Naomi Hart
Naomi Hart is a multimedia artist who utilises salvaged materials and found objects to investigate and explore the relationship between human interaction and the environment, particularly themes around water, elements, journey and memory.
Hart was Leverhulme artist in residence working with glaciologists at the University of Sheffield and the University of Norway in Svalbard and is a research associate at the Global Systems Institute at the University of Exeter.
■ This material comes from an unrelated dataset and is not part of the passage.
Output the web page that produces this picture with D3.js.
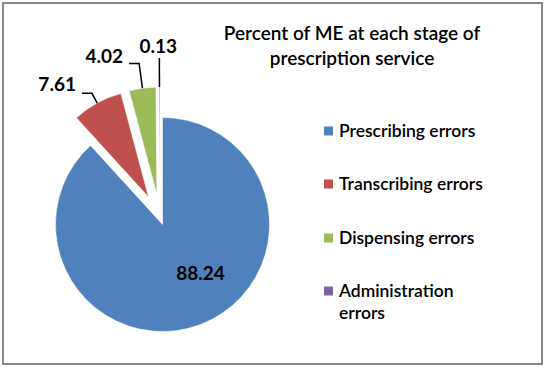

She often collaborates with scientists and researchers, including marine biologists, social scientists, glaciologists and geographers, looking at issues around climate change, ocean plastic pollution and migration.
Hart has exhibited and produced site-specific work both nationally and internationally, including large-scale, socially engaged commissions for the public and private sectors and has work in the permanent collection of the National Museum of Scotland.
For the State of Emergency Commissions, Hart has created three collages on newsprint with inverted, suspended figures upon backgrounds showing reports, statistics and speculation related to Covid-19, as this virus forms the new background to everything we do. The painted figures are based on images of athletes, politicians and celebrities, participating in the same social, cultural and leisure activities that have been denied to us.
Like many others, I was glued to the news and newspapers, obsessively reading about the virus and how others were managing it, as if by reading I could somehow solve the enormity of the problem. The silhouettes, divorced from everyday life and their contexts at the moment the photos were taken, become suspended in strange, uncomfortable poses: rising or drifting, fighting or at peace, reaching for something unknown and unseen. The figures could be falling, floating or merely in suspension. Their very isolation could be as much freedom as imprisonment in an infinite, undetermined time and space – it all depends on perspective.